In a futile attempt to get something working, I did an "emerge -u xfree" and then "emerge xfree-4.1.0-r6.ebuild to try and get X 4.1.0 running, since it works under 4.1.0.  No dice, the compilation blows up (I will try again and post the error when it gets to it).  I'd much rather have 4.2.0 working on this machine.  Once I get Gentoo all dialed in, I will reformat the Mandrake partition and it will be my data partition.... I really, really want to get this box optimized and running as fast as it can!  

Thanks!

----------

## fafhrd

I have the C1VP (I think the "K" just means it came with Win2k and not Me).

In recent kernels, 2.4.18, and 2.4.19-pre* and 2.4.19-pre*-ac*, the vaio fullscreen console patch seems to be poison to X.  I was getting the same exact problems.  I cleanly untarred a fresh kernel source, did not add that patch, and recompiled.

Also, although it may just be my laptop, the full screen console patch made the usually inaudible LCD hum very audible (a high pitched wail, actually).

It'd be nice to have full screen console working, but X is much more important to me.  :Wink: 

I hope this helps.

ADDENUM:

Forgot to say, I have the exact some modeline, and it works for me (with the above configuration).

----------

## WildBill

Thanks for replying!  I tracked it down this weekend to the full-screen patch - when I didn't apply that, it worked.  You're right there...

However, I am wondering if it's more related to Xfree86 4.2 than the kernel.  I have Mandrake 8.1 on the same drive (in another partition) running kernel 2.4.18 with the full-screen patch, and it works fine.  Mandrake 8.1 uses X 4.1.  I tried to emerge X 4.1 under Gentoo, but I get a compilation error everytime I try.  I've given up on full-screen console (for now), as X is definitely more important.

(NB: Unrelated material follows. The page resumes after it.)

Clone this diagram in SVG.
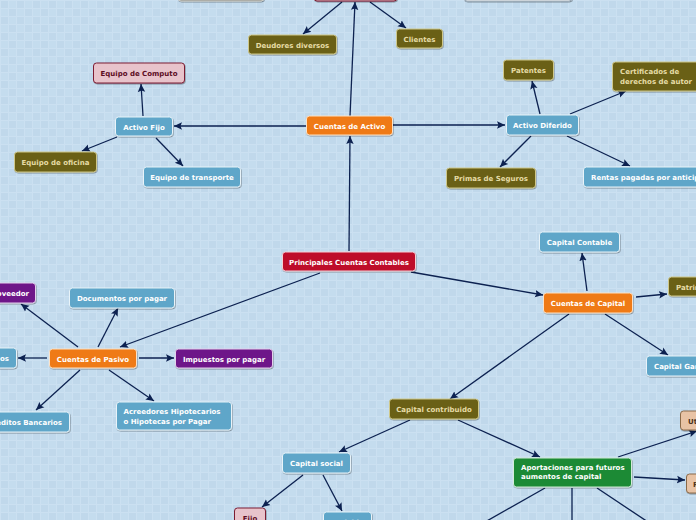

FYI, since you're using a Crusoe-powered machine, too - what CFLAG optimizations are you using?   I tried compiling with "march=i686" and it made the system so slow it was unbearable.  Changing to "mcpu=i686" resulted in much greater speed - it's now much faster than the Mandrake 8.1 install on the same drive.

----------

## fafhrd

I also noticed pretty early on that -march=i686 just wasn't right for the crusoe chip that is in my c1vp.  I ended up going with "-mcpu=i686 -march=i586 -O3 -pipe" as my full, always-on optimizations.  I find only using pentium mmx (i.e. i586) instructions or lower, and yet optimizing for i686 code placement works quite well with this chip.

Okay, so now I got one for you: if you use the sonypi driver to allow access to the buttons, jog dial, etc, and meye driver for the camera, have you gotten any power management (sleep?) stuff working?  I have not, and from the Documentation dir in the kernel source, it doesn't seem these want to play together.  I suppose we'll have to wait until the ACPI stuff is "all done".

----------

## WildBill

Thanks for the code optimizations... I'll try those.

And no, I haven't got sonypi and ACPI playing nice, at least sleep-wise.  I do have sonypi and ACPI working to the point where ACPI reports accurate battery life, so I guess that's something.  I wrote the author of the ACPI modules, and he said that sleep/suspend was still very much alpha-code, and we shouldn't expect it to work at all.  I can get my machine to sleep by issuing an 'echo "3" > /proc/acpi/sleep', but it won't wake up.  The author seemed pleased that it went to sleep at all.   :Smile: 

I'll have to try those optimizations.  Any idea on how I can do that without b0rking the system?  Can I just do bootstrap and emerge system again?

----------